At this point it is clear that the sum of squares is minized when four clusters are used. In this dataset, it is fairly easy to see, but I think this approach (normalizing to matched random data) should help in cases when the data are not separated so clearly.

A hierarchical diversion

Now, let's quickly look at hierarchichal clustering. In this algorithm, points are sequentially clustered according to the euclidean distance between them. We will do a clustering comparison between the x-y data from the ruspini dataset, relative to the randomly generated data.

In [10]:
options(repr.plot.height=6 , repr.plot.width=9)

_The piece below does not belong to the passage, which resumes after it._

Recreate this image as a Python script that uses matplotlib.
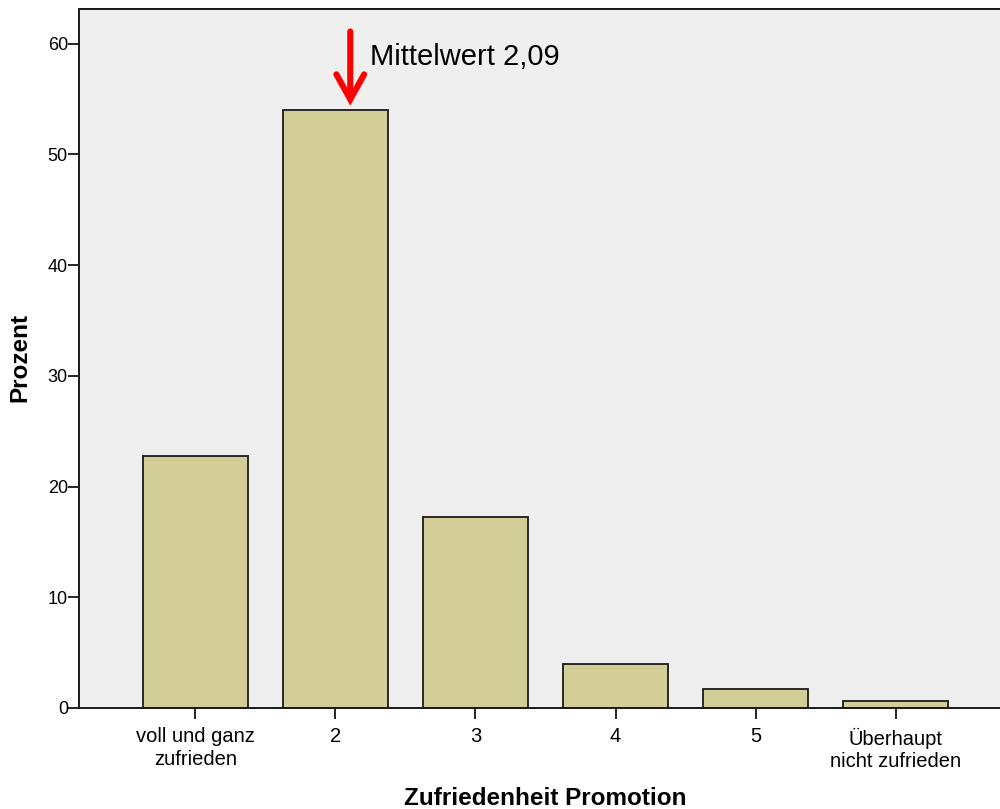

ActualData  <- dist(df[,1:2])
hc <- hclust(ActualData, method="complete")
par(mfrow=c(1,2))
plot(hc)

RandomData <- dist(df[,3:4])
hc2 <- hclust(RandomData, method="complete")
plot(hc2)

Differential dendrograms

On the left is the data from the ruspini dataset, and on the right is the random data, as used in k-means clustering. Looks like there's a couple things to note. First, the bottom branches are all roughly the same height, as opposed to the random, which is more jagged. This is because the initial points in the acual dataset started closer, as seen on the original graph.

Secondly, it looks like 4 clusters occurs at a height of ~1.5 in the actual data, whereas in the random data, it occurs at ~2.3. So 4 cluster, as above, seems reasonable.

And the winner is...

Seems to me that hierarchical clustering is more error prone/arbitrary relative to the optimal normalized minimum of k-means.